-------- Extracted data --------

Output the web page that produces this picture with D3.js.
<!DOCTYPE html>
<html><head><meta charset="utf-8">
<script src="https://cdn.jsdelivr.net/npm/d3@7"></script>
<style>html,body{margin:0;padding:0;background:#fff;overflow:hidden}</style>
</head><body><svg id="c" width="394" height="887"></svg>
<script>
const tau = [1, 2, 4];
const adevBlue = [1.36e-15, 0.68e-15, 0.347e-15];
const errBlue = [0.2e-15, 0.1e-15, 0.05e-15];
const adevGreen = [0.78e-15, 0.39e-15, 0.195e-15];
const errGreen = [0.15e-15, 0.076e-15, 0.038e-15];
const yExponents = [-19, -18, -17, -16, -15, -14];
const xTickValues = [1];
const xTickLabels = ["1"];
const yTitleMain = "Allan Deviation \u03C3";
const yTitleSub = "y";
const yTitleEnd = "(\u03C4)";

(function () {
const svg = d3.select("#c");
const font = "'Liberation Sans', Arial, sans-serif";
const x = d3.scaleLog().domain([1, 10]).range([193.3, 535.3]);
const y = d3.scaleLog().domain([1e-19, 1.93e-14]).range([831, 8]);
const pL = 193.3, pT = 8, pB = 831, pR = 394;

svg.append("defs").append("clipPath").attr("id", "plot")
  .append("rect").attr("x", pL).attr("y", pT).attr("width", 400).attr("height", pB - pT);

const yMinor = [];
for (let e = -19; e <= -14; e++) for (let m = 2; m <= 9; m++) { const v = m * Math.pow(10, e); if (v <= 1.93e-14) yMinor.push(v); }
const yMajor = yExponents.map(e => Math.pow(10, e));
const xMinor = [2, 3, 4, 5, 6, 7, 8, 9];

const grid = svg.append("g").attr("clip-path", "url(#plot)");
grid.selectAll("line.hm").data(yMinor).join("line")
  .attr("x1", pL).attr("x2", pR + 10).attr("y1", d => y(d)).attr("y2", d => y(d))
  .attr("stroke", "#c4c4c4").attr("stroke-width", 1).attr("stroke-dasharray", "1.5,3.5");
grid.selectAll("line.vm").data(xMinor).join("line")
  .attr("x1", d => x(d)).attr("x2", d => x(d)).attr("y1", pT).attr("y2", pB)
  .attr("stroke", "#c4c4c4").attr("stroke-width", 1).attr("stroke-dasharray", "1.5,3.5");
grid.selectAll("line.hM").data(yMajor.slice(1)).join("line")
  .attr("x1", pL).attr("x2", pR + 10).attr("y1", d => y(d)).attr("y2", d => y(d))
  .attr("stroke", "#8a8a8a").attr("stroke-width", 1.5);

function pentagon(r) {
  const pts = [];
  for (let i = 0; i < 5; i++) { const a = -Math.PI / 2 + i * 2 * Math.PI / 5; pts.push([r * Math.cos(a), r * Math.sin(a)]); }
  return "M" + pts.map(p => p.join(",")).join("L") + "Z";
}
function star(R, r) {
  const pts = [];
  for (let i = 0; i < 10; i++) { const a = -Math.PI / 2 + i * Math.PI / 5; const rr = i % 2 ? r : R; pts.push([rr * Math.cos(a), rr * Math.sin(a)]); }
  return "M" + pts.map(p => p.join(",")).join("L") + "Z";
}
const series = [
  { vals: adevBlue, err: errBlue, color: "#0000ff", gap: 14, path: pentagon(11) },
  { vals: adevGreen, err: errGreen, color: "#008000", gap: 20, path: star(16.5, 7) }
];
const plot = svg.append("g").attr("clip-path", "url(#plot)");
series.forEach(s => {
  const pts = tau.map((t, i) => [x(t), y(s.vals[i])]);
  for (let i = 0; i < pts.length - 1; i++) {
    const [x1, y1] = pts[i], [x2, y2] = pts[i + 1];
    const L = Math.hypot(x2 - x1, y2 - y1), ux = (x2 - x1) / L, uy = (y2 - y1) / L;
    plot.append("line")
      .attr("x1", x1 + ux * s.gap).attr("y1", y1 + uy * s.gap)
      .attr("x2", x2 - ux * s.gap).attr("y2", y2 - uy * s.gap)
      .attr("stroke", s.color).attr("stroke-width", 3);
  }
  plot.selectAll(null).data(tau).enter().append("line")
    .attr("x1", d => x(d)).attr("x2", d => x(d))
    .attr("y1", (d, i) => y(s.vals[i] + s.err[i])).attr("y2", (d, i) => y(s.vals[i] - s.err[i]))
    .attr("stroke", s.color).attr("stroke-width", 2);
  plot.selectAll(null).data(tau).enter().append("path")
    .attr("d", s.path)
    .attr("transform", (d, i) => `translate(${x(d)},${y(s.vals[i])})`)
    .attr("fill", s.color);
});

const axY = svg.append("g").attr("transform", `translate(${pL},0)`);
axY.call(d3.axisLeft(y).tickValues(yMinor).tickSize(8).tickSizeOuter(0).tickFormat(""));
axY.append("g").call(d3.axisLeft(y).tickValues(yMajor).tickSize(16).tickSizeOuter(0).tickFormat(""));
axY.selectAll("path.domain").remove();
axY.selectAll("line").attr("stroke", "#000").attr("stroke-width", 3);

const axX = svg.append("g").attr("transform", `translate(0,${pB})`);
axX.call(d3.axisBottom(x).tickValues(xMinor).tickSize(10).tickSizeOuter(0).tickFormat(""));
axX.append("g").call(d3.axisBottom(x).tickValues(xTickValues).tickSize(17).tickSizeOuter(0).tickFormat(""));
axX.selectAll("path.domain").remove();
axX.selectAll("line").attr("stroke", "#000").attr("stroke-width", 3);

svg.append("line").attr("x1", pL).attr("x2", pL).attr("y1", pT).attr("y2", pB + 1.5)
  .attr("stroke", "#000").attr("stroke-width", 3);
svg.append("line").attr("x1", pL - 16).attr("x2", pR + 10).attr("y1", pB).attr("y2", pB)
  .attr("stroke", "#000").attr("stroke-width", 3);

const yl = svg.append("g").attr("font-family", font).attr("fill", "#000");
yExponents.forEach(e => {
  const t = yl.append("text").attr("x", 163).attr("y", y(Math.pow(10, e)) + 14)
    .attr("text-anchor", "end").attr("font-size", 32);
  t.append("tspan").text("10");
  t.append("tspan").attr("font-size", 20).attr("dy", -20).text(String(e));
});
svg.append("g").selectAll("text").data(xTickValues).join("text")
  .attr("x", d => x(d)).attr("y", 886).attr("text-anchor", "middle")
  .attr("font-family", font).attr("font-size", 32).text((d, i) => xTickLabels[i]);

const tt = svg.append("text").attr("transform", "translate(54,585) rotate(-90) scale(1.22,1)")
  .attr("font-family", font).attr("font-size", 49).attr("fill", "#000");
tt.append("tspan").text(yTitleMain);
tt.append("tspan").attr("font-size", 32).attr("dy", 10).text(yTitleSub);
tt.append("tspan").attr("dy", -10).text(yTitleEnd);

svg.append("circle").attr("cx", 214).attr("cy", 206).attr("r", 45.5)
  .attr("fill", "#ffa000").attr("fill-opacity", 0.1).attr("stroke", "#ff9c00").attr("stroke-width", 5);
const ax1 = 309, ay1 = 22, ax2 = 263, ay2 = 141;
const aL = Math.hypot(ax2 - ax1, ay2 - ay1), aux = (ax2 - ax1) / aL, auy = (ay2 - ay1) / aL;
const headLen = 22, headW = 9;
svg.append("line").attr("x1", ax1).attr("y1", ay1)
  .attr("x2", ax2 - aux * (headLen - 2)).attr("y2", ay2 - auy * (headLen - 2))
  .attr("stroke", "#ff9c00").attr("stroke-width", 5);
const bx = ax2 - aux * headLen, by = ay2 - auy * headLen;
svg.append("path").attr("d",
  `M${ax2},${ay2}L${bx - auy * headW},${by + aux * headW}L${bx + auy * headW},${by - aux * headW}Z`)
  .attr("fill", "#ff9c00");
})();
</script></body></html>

--------
-------- Extracted data --------

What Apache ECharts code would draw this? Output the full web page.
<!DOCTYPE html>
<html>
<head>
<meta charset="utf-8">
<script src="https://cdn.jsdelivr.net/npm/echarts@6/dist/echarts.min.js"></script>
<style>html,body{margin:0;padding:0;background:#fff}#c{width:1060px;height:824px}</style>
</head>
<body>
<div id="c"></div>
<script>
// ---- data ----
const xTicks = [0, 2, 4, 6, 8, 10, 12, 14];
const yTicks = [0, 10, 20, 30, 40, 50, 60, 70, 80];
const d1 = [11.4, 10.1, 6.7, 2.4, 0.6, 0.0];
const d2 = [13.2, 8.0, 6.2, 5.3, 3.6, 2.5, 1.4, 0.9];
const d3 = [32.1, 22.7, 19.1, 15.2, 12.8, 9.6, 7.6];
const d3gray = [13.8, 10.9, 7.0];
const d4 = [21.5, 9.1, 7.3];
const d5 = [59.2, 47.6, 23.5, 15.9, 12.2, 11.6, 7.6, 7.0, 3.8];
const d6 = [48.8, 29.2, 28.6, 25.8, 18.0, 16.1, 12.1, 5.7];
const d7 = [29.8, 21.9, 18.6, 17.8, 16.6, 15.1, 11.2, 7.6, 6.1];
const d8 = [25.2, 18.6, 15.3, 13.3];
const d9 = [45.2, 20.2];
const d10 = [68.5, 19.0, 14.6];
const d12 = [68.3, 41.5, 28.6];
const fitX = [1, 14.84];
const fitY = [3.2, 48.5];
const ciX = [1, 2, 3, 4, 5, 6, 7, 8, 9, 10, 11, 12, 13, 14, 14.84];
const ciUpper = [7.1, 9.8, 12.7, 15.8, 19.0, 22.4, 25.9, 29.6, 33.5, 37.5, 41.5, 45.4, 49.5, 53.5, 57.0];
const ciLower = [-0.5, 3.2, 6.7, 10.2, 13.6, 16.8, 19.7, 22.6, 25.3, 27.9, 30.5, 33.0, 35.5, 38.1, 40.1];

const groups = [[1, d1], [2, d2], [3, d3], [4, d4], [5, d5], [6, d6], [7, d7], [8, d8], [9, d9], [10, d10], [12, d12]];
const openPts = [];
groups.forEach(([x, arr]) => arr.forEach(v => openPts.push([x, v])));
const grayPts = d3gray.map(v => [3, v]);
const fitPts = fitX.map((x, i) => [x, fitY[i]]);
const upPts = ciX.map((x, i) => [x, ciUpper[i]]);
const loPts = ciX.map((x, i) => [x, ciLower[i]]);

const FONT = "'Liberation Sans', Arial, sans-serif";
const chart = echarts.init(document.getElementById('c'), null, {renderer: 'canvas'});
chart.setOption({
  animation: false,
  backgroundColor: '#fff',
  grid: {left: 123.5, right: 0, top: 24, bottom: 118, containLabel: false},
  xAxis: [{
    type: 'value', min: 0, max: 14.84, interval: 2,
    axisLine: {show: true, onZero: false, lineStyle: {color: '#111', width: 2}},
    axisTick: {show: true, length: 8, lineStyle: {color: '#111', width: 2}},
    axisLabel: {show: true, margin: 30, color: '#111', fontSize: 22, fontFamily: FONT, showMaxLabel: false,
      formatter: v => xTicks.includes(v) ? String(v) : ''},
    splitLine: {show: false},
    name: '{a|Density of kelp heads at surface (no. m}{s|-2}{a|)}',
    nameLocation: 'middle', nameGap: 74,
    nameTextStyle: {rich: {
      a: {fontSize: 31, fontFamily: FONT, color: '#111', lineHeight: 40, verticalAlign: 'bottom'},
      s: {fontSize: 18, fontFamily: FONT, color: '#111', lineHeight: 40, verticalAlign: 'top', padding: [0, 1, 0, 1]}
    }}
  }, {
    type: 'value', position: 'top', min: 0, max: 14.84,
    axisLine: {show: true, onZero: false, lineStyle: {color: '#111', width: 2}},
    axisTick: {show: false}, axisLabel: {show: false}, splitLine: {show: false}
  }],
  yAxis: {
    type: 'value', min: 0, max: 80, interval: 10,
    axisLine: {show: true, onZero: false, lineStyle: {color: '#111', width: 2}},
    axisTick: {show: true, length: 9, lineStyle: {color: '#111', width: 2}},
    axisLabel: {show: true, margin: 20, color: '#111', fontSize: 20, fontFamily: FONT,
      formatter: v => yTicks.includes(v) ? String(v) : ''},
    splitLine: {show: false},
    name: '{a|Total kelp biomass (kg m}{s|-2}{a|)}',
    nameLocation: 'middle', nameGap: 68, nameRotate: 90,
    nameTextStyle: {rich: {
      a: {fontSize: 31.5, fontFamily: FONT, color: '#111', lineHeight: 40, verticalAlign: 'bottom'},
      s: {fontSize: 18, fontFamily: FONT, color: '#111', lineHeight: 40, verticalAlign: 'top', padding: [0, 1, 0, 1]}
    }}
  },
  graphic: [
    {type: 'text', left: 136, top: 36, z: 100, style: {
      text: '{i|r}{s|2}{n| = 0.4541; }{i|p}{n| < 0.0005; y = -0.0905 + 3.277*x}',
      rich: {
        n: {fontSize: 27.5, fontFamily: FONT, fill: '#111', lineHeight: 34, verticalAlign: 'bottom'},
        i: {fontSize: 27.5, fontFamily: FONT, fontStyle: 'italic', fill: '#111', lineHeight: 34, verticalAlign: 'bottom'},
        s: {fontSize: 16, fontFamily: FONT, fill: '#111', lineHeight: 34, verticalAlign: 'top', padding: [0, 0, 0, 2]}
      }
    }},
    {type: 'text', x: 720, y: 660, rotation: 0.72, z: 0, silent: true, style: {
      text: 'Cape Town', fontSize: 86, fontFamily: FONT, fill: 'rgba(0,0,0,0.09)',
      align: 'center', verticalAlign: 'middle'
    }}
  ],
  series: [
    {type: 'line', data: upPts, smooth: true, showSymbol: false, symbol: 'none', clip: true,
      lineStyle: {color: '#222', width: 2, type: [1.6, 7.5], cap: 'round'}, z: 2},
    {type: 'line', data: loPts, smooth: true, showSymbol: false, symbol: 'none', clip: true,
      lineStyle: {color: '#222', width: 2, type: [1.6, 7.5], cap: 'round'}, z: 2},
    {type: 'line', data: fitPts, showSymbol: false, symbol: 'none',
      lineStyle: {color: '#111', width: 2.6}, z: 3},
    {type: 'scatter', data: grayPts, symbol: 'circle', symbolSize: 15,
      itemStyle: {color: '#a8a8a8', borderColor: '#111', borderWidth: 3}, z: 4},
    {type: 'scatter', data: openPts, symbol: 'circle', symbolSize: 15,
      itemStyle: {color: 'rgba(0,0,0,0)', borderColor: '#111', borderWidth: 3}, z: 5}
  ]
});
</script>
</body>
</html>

--------

▶ [Task description]: Of the lines above, extract only those from the line with "What Apache ECharts" to the line with "const loPts = ciX.map((x, i)", both included, exactly as written.

▶ [Answer to the problem]:
What Apache ECharts code would draw this? Output the full web page.
<!DOCTYPE html>
<html>
<head>
<meta charset="utf-8">
<script src="https://cdn.jsdelivr.net/npm/echarts@6/dist/echarts.min.js"></script>
<style>html,body{margin:0;padding:0;background:#fff}#c{width:1060px;height:824px}</style>
</head>
<body>
<div id="c"></div>
<script>
// ---- data ----
const xTicks = [0, 2, 4, 6, 8, 10, 12, 14];
const yTicks = [0, 10, 20, 30, 40, 50, 60, 70, 80];
const d1 = [11.4, 10.1, 6.7, 2.4, 0.6, 0.0];
const d2 = [13.2, 8.0, 6.2, 5.3, 3.6, 2.5, 1.4, 0.9];
const d3 = [32.1, 22.7, 19.1, 15.2, 12.8, 9.6, 7.6];
const d3gray = [13.8, 10.9, 7.0];
const d4 = [21.5, 9.1, 7.3];
const d5 = [59.2, 47.6, 23.5, 15.9, 12.2, 11.6, 7.6, 7.0, 3.8];
const d6 = [48.8, 29.2, 28.6, 25.8, 18.0, 16.1, 12.1, 5.7];
const d7 = [29.8, 21.9, 18.6, 17.8, 16.6, 15.1, 11.2, 7.6, 6.1];
const d8 = [25.2, 18.6, 15.3, 13.3];
const d9 = [45.2, 20.2];
const d10 = [68.5, 19.0, 14.6];
const d12 = [68.3, 41.5, 28.6];
const fitX = [1, 14.84];
const fitY = [3.2, 48.5];
const ciX = [1, 2, 3, 4, 5, 6, 7, 8, 9, 10, 11, 12, 13, 14, 14.84];
const ciUpper = [7.1, 9.8, 12.7, 15.8, 19.0, 22.4, 25.9, 29.6, 33.5, 37.5, 41.5, 45.4, 49.5, 53.5, 57.0];
const ciLower = [-0.5, 3.2, 6.7, 10.2, 13.6, 16.8, 19.7, 22.6, 25.3, 27.9, 30.5, 33.0, 35.5, 38.1, 40.1];

const groups = [[1, d1], [2, d2], [3, d3], [4, d4], [5, d5], [6, d6], [7, d7], [8, d8], [9, d9], [10, d10], [12, d12]];
const openPts = [];
groups.forEach(([x, arr]) => arr.forEach(v => openPts.push([x, v])));
const grayPts = d3gray.map(v => [3, v]);
const fitPts = fitX.map((x, i) => [x, fitY[i]]);
const upPts = ciX.map((x, i) => [x, ciUpper[i]]);
const loPts = ciX.map((x, i) => [x, ciLower[i]]);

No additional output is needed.